Republican presidential nominee Donald Trump was in Herndon, Virginia, on Monday, speaking before a room full of war heroes and distinguished military guests. He’d come to discuss national security — including cybersecurity — before members of the Retired American Warriors PAC, but when it came time for the town hall–style discussion, the veterans were very specific in what they wanted to discuss with the possible future president.
Former Commandant of the U.S. Army Adjutant General School, Col. Don Bartholomew, expressed deep concerns about the social engineering and political correctness that has been imposed upon the military during the Obama administration. He worries that the warrior ethos, which previously helped make this country’s military so successful, is being damaged in the name of political correctness.
“Under this administration, that ethos has been under attack and in some cases, undermined, by the forces of political correctness. The military has become an institution for social experiments and as a result the military has undergone a number of changes to regulations with regard to women in combat, transgender rights and other issues. None of these politically correct actions were combat effective or readiness driven. In fact, the opposite is happening. Deployability, readiness and morale are all adversely affected,” he said as part of his statement to Trump.
Trump’s reply was simple. He wants to go back to a “little more old-fashioned method of thinking” when it comes to political correctness in the military. Challenging PC culture in the military has become a hallmark of his campaign, and his disdain for all things PC has mobilized millions of Americans.
He has promised to use prudence and rational thought when making decisions in regard to the military. Right now, he sees practicality and levelheadedness being replaced with victimhood mentalities and social engineering.
Instead of letting politicians make decisions that affect military policy, as Obama has done, Trump promises to leave policy-making to “the generals, the admirals, the people on top” as well as to some of the “top enlisted people.”
“We’re going to get away from political correctness,” he said as the crowd broke into applause. He continued, telling the audience that some of what the government is requiring from the military in terms of political correctness is simply “ridiculous.”
In a recent press release, U.S. Rep. Brian Babin, R-Texas, echoed the apprehensiveness Trump and military personnel have expressed. “This administration’s focus should be on ensuring our military has the necessary tools and resources it needs to defeat our enemies and keep Americans safe — not liberal social engineering that only harms our already neglected military.”

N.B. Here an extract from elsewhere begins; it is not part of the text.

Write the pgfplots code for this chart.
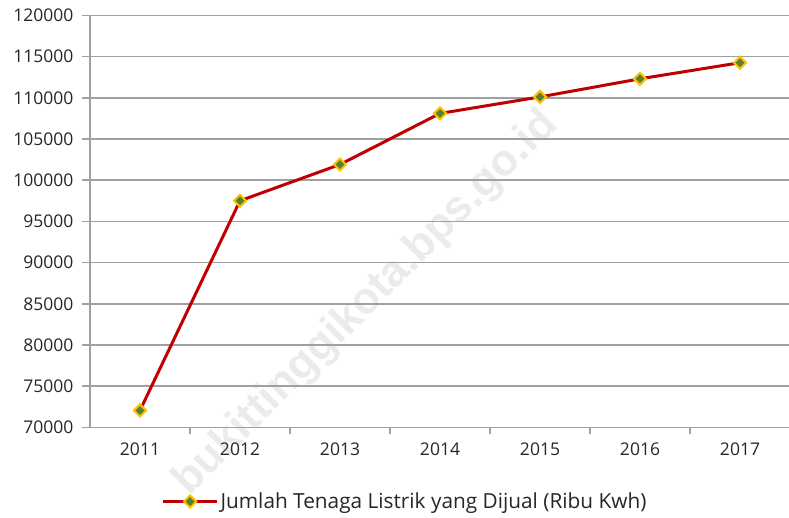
\documentclass[border=0pt]{standalone}
\usepackage{pgfplots}
\pgfplotsset{compat=1.18}
\usepackage{fontspec}
\setmainfont{Open Sans}
\newfontfamily\wmfont{Liberation Sans}
\definecolor{linered}{HTML}{C00000}
\definecolor{mkgreen}{HTML}{548235}
\definecolor{mkyellow}{HTML}{FFC000}
\definecolor{gridgray}{HTML}{A0A0A0}
\definecolor{txt}{HTML}{262626}
\definecolor{wm}{HTML}{EBEBEB}
\begin{document}
\begin{tikzpicture}[x=1pt,y=1pt]
\begin{scope}
\clip (0,0) rectangle (789,518);
\node[rotate=45, anchor=south east, text=wm, font=\fontsize{44}{50}\wmfont\bfseries, inner sep=0pt] at (566,385) {bukittinggikota.bps.go.id};
\end{scope}
\begin{axis}[
  at={(90,110)}, anchor=south west,
  scale only axis, width=700pt, height=412pt,
  xmin=-0.5, xmax=6.5, ymin=70000, ymax=120000,
  xtick={0,...,6}, xticklabels={2011,2012,2013,2014,2015,2016,2017},
  minor xtick={0.5,1.5,...,6.5},
  ytick={70000,75000,...,120000},
  scaled y ticks=false,
  yticklabel={\pgfmathprintnumber[fixed,precision=0,1000 sep={},assume math mode=true]{\tick}},
  ymajorgrids, grid style={gridgray, line width=1.6pt},
  axis x line*=bottom, axis y line*=left,
  axis line style={gridgray, line width=1.6pt, -},
  x axis line style={-}, y axis line style={-},
  major x tick style={draw=none},
  minor x tick style={gridgray, line width=1.6pt},
  minor tick length=7pt,
  major tick length=8pt,
  tick align=outside,
  ytick style={gridgray, line width=1.6pt},
  tick label style={font=\fontsize{17.5}{20}\selectfont, text=txt},
  yticklabel style={xshift=-5pt},
  xticklabel style={yshift=-4pt},
  legend style={at={(0.45,-0.18)}, anchor=center, draw=none, fill=none,
    font=\fontsize{20.8}{24}\selectfont, text=txt},
  legend image code/.code={\draw[mark repeat=2, mark phase=2] plot coordinates {(0pt,0pt) (27pt,0pt) (54pt,0pt)};},
  clip=false,
]
\addplot[linered, line width=3pt, mark=square*, mark size=4.3pt,
  mark options={fill=mkgreen, draw=mkyellow, line width=2pt, rotate=45}]
  coordinates {(0,72050) (1,97500) (2,101900) (3,108100) (4,110100) (5,112300) (6,114250)};
\addlegendentry{Jumlah Tenaga Listrik yang Dijual (Ribu Kwh)}
\end{axis}
\pgfresetboundingbox
\path[use as bounding box] (0,0) rectangle (789,518);
\end{tikzpicture}
\end{document}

Trump, along with many other Republicans, feels that there is a huge divide between the operational needs of the military and the political and ideological agenda that the Obama administration has been pushing.

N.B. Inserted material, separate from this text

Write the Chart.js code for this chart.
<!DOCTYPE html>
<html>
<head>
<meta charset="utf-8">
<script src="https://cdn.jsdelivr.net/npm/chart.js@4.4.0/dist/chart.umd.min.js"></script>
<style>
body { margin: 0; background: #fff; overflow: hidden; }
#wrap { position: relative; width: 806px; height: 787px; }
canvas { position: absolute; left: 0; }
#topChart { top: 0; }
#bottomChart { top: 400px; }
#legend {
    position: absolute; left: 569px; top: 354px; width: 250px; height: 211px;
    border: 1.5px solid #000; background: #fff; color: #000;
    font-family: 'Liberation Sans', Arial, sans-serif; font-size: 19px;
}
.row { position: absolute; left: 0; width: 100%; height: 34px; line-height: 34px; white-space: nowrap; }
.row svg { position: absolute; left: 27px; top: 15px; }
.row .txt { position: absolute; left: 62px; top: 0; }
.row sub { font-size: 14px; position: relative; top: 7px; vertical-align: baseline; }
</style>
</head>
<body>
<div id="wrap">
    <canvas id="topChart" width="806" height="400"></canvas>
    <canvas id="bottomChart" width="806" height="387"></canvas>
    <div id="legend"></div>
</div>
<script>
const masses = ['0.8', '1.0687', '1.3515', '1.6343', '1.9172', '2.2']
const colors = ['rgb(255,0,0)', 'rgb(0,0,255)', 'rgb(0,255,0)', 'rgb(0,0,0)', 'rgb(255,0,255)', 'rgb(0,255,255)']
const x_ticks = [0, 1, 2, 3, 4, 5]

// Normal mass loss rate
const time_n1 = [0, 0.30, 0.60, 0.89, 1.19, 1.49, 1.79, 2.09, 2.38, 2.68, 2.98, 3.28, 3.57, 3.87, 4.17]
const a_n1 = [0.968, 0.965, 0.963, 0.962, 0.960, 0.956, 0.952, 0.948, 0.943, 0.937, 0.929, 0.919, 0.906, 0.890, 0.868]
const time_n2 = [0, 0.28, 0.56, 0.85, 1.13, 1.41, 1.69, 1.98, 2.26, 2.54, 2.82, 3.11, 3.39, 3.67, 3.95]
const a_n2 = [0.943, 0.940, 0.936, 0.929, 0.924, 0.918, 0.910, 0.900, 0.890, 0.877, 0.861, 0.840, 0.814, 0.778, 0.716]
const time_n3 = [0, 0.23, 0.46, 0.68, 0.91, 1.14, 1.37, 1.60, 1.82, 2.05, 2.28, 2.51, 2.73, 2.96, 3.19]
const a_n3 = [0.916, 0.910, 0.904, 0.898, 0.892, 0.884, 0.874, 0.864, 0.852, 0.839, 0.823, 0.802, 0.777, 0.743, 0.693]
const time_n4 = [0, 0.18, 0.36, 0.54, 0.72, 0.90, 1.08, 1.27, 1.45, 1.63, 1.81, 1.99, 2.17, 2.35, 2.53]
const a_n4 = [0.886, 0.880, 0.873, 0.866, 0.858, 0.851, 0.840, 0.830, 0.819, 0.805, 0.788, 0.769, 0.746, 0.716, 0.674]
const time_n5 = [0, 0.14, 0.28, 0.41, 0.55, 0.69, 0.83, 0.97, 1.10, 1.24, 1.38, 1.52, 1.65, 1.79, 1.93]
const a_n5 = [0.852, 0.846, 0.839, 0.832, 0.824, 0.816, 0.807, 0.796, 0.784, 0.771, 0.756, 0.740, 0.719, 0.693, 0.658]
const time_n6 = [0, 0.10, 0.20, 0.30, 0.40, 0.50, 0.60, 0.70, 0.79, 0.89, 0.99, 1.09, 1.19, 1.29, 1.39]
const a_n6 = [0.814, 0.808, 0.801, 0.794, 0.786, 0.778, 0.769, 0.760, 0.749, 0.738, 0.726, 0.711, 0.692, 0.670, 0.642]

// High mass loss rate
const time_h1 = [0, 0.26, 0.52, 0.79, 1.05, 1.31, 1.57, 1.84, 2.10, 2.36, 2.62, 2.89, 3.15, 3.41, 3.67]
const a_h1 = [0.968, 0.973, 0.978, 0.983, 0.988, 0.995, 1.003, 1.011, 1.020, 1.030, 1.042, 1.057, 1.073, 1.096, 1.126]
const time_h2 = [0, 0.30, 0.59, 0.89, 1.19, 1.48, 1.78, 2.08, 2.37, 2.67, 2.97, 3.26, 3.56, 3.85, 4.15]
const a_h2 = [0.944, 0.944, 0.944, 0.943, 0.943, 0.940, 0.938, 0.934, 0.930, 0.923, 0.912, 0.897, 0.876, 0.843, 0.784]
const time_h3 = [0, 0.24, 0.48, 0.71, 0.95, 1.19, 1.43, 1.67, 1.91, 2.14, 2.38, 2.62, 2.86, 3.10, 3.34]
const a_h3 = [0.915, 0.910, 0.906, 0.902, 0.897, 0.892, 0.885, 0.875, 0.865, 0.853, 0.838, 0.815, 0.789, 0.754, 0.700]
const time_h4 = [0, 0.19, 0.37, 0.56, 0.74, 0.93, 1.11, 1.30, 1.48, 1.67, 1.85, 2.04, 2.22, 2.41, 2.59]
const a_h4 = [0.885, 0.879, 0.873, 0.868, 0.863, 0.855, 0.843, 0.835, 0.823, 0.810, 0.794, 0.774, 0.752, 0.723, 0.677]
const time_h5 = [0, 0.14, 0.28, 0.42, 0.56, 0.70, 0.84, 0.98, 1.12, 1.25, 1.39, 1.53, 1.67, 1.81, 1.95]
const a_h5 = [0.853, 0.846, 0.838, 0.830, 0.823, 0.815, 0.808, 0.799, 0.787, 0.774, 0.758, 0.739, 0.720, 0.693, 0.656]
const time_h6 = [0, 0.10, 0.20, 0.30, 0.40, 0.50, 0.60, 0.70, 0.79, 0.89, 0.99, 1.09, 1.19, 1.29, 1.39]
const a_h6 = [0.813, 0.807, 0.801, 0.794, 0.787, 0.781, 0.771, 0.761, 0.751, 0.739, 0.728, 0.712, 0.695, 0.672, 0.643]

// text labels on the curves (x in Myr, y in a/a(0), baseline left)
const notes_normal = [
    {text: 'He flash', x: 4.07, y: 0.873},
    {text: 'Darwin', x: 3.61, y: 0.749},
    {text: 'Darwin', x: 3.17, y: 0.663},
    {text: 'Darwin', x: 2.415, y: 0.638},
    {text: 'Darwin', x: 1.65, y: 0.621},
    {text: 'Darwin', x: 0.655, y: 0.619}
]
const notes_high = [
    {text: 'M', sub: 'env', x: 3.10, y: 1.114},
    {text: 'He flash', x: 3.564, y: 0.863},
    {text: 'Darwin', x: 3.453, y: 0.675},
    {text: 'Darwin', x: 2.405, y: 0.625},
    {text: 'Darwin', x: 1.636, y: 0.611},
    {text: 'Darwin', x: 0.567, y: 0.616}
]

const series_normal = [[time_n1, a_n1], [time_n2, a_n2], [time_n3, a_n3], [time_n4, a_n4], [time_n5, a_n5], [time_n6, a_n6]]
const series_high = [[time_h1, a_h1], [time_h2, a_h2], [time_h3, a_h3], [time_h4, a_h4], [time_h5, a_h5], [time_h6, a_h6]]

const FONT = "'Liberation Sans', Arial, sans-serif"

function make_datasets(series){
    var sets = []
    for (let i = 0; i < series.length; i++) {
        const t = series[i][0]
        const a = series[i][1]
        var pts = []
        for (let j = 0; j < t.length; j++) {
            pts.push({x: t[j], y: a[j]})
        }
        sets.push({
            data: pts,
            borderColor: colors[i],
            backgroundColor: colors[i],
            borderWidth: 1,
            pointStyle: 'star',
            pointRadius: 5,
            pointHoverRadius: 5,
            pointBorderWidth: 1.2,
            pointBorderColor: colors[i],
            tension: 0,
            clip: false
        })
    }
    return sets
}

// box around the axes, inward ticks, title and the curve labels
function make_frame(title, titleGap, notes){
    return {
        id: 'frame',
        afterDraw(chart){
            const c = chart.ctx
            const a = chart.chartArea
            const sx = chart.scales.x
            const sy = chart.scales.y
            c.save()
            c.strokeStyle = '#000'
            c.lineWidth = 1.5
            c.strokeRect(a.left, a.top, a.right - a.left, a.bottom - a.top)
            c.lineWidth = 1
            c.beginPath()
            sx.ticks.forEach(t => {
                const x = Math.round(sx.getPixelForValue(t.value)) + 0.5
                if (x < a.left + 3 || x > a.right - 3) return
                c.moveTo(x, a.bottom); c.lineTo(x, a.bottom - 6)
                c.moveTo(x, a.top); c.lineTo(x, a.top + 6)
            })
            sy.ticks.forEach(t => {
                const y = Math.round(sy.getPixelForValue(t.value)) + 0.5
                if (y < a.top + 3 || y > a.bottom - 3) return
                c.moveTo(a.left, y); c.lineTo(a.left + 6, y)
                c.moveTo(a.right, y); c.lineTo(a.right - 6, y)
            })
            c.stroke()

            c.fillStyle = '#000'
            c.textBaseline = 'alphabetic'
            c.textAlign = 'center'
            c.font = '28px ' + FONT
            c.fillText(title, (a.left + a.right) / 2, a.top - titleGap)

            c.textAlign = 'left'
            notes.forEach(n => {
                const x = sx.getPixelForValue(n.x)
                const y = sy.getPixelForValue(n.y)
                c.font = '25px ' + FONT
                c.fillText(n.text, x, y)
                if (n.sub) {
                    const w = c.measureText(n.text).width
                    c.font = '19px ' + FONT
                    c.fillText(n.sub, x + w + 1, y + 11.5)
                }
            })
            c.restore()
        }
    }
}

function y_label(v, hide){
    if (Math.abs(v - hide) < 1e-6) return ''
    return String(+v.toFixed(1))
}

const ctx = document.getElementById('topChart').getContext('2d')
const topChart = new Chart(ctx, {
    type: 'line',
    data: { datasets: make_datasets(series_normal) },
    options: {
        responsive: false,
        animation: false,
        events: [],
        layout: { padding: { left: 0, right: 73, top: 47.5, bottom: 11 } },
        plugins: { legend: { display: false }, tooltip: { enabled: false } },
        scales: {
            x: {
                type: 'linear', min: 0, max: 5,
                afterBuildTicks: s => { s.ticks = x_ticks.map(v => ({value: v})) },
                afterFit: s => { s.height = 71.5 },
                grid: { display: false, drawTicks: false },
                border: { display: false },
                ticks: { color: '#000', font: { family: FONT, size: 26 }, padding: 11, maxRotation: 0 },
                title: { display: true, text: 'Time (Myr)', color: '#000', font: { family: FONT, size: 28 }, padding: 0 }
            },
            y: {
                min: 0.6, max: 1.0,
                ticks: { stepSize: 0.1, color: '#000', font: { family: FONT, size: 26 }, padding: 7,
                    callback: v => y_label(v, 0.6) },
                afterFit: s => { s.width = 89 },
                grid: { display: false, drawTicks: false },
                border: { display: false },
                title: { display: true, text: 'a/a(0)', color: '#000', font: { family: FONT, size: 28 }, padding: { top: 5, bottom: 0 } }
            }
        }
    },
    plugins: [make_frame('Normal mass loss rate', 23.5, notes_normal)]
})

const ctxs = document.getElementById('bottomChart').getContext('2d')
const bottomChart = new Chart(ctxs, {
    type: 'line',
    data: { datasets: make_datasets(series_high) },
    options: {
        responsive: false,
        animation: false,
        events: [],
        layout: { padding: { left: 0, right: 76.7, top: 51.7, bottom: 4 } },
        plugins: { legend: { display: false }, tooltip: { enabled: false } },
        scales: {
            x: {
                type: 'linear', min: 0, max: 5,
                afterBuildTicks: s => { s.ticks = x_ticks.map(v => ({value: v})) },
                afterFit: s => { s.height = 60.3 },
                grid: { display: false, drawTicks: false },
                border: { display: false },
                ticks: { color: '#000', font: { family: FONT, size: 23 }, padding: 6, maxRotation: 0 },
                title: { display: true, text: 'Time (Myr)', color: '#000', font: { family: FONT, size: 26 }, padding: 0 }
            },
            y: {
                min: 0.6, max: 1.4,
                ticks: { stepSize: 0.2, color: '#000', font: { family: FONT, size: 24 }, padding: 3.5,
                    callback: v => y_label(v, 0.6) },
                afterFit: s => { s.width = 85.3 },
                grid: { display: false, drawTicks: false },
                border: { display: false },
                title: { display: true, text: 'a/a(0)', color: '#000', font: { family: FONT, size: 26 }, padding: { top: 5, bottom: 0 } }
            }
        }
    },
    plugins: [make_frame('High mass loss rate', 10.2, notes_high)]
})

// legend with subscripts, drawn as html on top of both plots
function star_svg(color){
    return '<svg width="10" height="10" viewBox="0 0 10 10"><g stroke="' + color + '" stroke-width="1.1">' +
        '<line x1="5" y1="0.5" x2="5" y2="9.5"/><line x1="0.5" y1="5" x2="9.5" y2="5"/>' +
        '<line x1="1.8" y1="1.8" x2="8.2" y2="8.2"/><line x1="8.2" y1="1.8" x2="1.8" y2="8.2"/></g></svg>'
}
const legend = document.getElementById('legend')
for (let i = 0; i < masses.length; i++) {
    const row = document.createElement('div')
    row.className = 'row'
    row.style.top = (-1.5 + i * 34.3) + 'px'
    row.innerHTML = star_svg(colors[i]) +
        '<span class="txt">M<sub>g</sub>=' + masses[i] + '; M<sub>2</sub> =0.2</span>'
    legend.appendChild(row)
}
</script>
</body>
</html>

“The military exists to defend the country. It is there to have certain qualities that are unlike the civilian world: honor, courage, commitment, certainly integrity and honesty. You cannot ask military leaders to deny reality and teach their subordinates to deny reality without having consequences, especially when dealing with an issue of sexual privacy,” said Elaine Donnelly, president of the Center for Military Readiness, in speaking about the military’s new transgender acceptance policy.
Donnelly thinks focusing on a “tiny, tiny minority” at the expense of the majority of those in the military is irresponsible. She believes it will promote sexual tension and a lack of discipline.

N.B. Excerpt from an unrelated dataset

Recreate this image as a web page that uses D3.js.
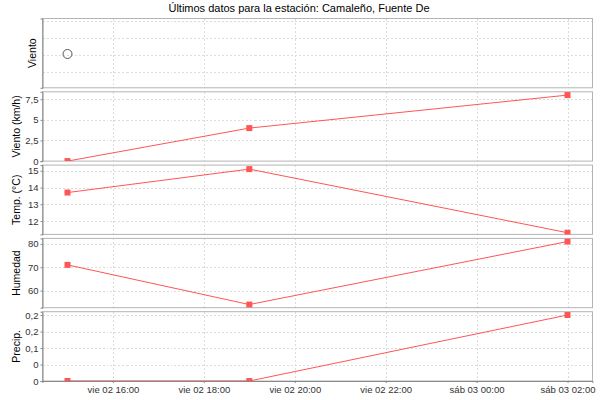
<!DOCTYPE html>
<html><head><meta charset="utf-8">
<script src="https://cdn.jsdelivr.net/npm/d3@7/dist/d3.min.js"></script>
<style>body{margin:0;background:#fff}svg{display:block}text{font-family:"Liberation Sans",Arial,sans-serif}</style>
</head><body><svg id="c" width="600" height="400"></svg>
<script>
// ---- data ----
const times = ["2015-10-02T15:00", "2015-10-02T19:00", "2015-10-03T02:00"];
const windDirTimes = ["2015-10-02T15:00"];
const windDir = [2.05];
const windSpeed = [0, 4, 8];
const temperature = [13.7, 15.1, 11.3];
const humidity = [71, 54, 81];
const precipitation = [0, 0, 0.2];

const xDomain = ["2015-10-02T14:27", "2015-10-03T02:33"];
const xTicks = ["2015-10-02T16:00", "2015-10-02T18:00", "2015-10-02T20:00", "2015-10-02T22:00", "2015-10-03T00:00", "2015-10-03T02:00"];

const panelTitles = ["Viento", "Viento (km/h)", "Temp. (°C)", "Humedad", "Precip."];
const windDirTicks = [1, 2, 3, 4];
const windSpeedTicks = [0, 2.5, 5, 7.5];
const windSpeedLabels = ["0", "2,5", "5", "7,5"];
const tempTicks = [12, 13, 14, 15];
const tempLabels = ["12", "13", "14", "15"];
const humTicks = [60, 70, 80];
const humLabels = ["60", "70", "80"];
const precipTicks = [0, 0.05, 0.1, 0.15, 0.2];
const precipLabels = ["0", "0", "0,1", "0,2", "0,2"];
const chartTitle = "Últimos datos para la estación: Camaleño, Fuente De";

(function () {
// ---- layout ----
const svg = d3.select("#c");
const W = 600, H = 400;
const pLeft = 42.5, pRight = 592.5, pTop = 18.5, pBottom = 381, gap = 4;
const ph = (pBottom - pTop - gap * 4) / 5;

const es = d3.timeFormatLocale({
  dateTime: "%A, %e de %B de %Y, %X", date: "%d/%m/%Y", time: "%H:%M:%S",
  periods: ["AM", "PM"],
  days: ["domingo", "lunes", "martes", "miércoles", "jueves", "viernes", "sábado"],
  shortDays: ["dom", "lun", "mar", "mié", "jue", "vie", "sáb"],
  months: ["enero","febrero","marzo","abril","mayo","junio","julio","agosto","septiembre","octubre","noviembre","diciembre"],
  shortMonths: ["ene","feb","mar","abr","may","jun","jul","ago","sep","oct","nov","dic"]
});
const fmt = es.format("%a %d %H:%M");
const P = s => new Date(s);

const x = d3.scaleTime().domain(xDomain.map(P)).range([pLeft, pRight]);

svg.append("rect").attr("width", W).attr("height", H).attr("fill", "#fff");

svg.append("text").attr("x", 299).attr("y", 12).attr("text-anchor", "middle")
  .attr("font-size", 11).attr("fill", "#000").text(chartTitle);

const panels = [
  {domain: [0.05, 4.15], ticks: windDirTicks, labels: null, values: windDir, t: windDirTimes, type: "circle"},
  {domain: [0, 8.4], ticks: windSpeedTicks, labels: windSpeedLabels, values: windSpeed, t: times, type: "line"},
  {domain: [11.2, 15.34], ticks: tempTicks, labels: tempLabels, values: temperature, t: times, type: "line"},
  {domain: [52.65, 82.35], ticks: humTicks, labels: humLabels, values: humidity, t: times, type: "line"},
  {domain: [0, 0.21], ticks: precipTicks, labels: precipLabels, values: precipitation, t: times, type: "line"}
];

const red = "#ff5555";
panels.forEach((p, i) => {
  const y0 = pTop + i * (ph + gap), y1 = y0 + ph;
  const y = d3.scaleLinear().domain(p.domain).range([y1, y0]);
  const g = svg.append("g");
  const cid = "clip" + i;
  svg.append("clipPath").attr("id", cid).append("rect")
    .attr("x", pLeft).attr("y", y0).attr("width", pRight - pLeft).attr("height", ph);

  // gridlines
  const grid = g.append("g").attr("stroke", "#dcdcdc").attr("stroke-width", 1).attr("stroke-dasharray", "2,2").attr("shape-rendering", "crispEdges");
  p.ticks.forEach(v => {
    const yy = Math.round(y(v)) + 0.5;
    if (yy > y0 + 1 && yy < y1 - 1)
      grid.append("line").attr("x1", pLeft).attr("x2", pRight).attr("y1", yy).attr("y2", yy);
  });
  xTicks.map(P).forEach(t => {
    const xx = Math.round(x(t)) + 0.5;
    grid.append("line").attr("x1", xx).attr("x2", xx).attr("y1", y0).attr("y2", y1);
  });

  // outline
  g.append("rect").attr("x", pLeft).attr("y", y0).attr("width", pRight - pLeft).attr("height", ph)
    .attr("fill", "none").attr("stroke", "#b4b4b4").attr("stroke-width", 1);

  // y axis
  const ax = d3.axisLeft(y).tickValues(p.ticks).tickSize(2).tickPadding(2)
    .tickFormat((d, k) => p.labels ? p.labels[k] : "");
  const ag = g.append("g").attr("transform", `translate(${pLeft},0)`).call(ax);
  ag.select(".domain").attr("stroke", "#888");
  ag.selectAll(".tick line").attr("stroke", "#888");
  ag.selectAll("text").attr("font-size", 9.5).attr("fill", "#333").attr("font-family", "Liberation Sans, Arial, sans-serif");
  if (!p.labels) ag.selectAll(".tick").remove();

  // y title
  const tx = i === 0 ? 36 : 20;
  g.append("text").attr("transform", `translate(${tx},${(y0 + y1) / 2}) rotate(-90)`)
    .attr("text-anchor", "middle").attr("font-size", 10.5).attr("fill", "#000").text(panelTitles[i]);

  const dg = g.append("g").attr("clip-path", `url(#${cid})`);
  const pts = p.t.map((t, k) => [x(P(t)), y(p.values[k])]);
  if (p.type === "circle") {
    dg.selectAll("circle").data(pts).join("circle")
      .attr("cx", d => d[0]).attr("cy", d => d[1]).attr("r", 4.5)
      .attr("fill", "none").attr("stroke", "#555").attr("stroke-width", 1);
  } else {
    dg.append("path").attr("d", d3.line()(pts)).attr("fill", "none").attr("stroke", red).attr("stroke-width", 1);
    dg.selectAll("rect").data(pts).join("rect")
      .attr("x", d => d[0] - 3).attr("y", d => d[1] - 3).attr("width", 6).attr("height", 6).attr("fill", red);
  }

  if (i === 4) {
    const xa = d3.axisBottom(x).tickValues(xTicks.map(P)).tickSize(2).tickPadding(3).tickFormat(fmt);
    const xg = g.append("g").attr("transform", `translate(0,${y1})`).call(xa);
    xg.select(".domain").attr("stroke", "#888");
    xg.selectAll(".tick line").attr("stroke", "#888");
    xg.selectAll("text").attr("font-size", 9.5).attr("fill", "#333").attr("font-family", "Liberation Sans, Arial, sans-serif");
  }
});
})();
</script></body></html>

Many echo the same misgivings when it comes to women in combat, which Trump is also against.
A 2015 RAND Corp. report regarding the future role of women in Special Operations Forces, found that “opposition to opening SOF specialties to women is both deep and wide, with high levels of opposition across all SOF elements. This opposition is also deep-seated and intensely felt.”
The biggest concerns about integrating SOF were that women were physically or otherwise incapable of meeting the demands of the SOF specialties; that unit trust and cohesion would suffer if women were permitted; and that performance standards would be lowered so women could qualify.
Thus far, none of the over 30 female Marine officers who have attempted the Infantry Officer Course have passed. Navy Secretary Ray Mabus assured Marines that the standards will not be lowered to accommodate females.
At the Herndon event, Trump also spoke about the importance of protecting religious liberties within the military, after retired Col. Ron Crews, a steering committee member of the Chaplains Alliance for Military Religious Liberty, asked about attacks on religious freedoms in the military.
Crews mentioned several recent incidents including a ranger being reprimanded for using scripture while mentoring a suicide prevention class; a sergeant being forcefully removed from a retirement ceremony for intending to use the word “God” during a speech at the ceremony; and a lance corporal being court martialed, and convicted, for refusing to remove a scripture verse from her personal workspace.
Trump said he thought it was “very unfair” what was happening to religion in this country, especially in the military, and that the churches have “lost tremendous positive power” in recent years.
He has pledged to work to get the Johnson amendment (a portion of the U.S. tax code that prohibits religious groups from endorsing political candidates) overturned. When asked a question about military suicide and post-traumatic stress disorder, he also said that he believed it was necessary that all forms of counseling, including those faith-based programs focusing on “spiritual fitness and resiliency,” be made available to the troops.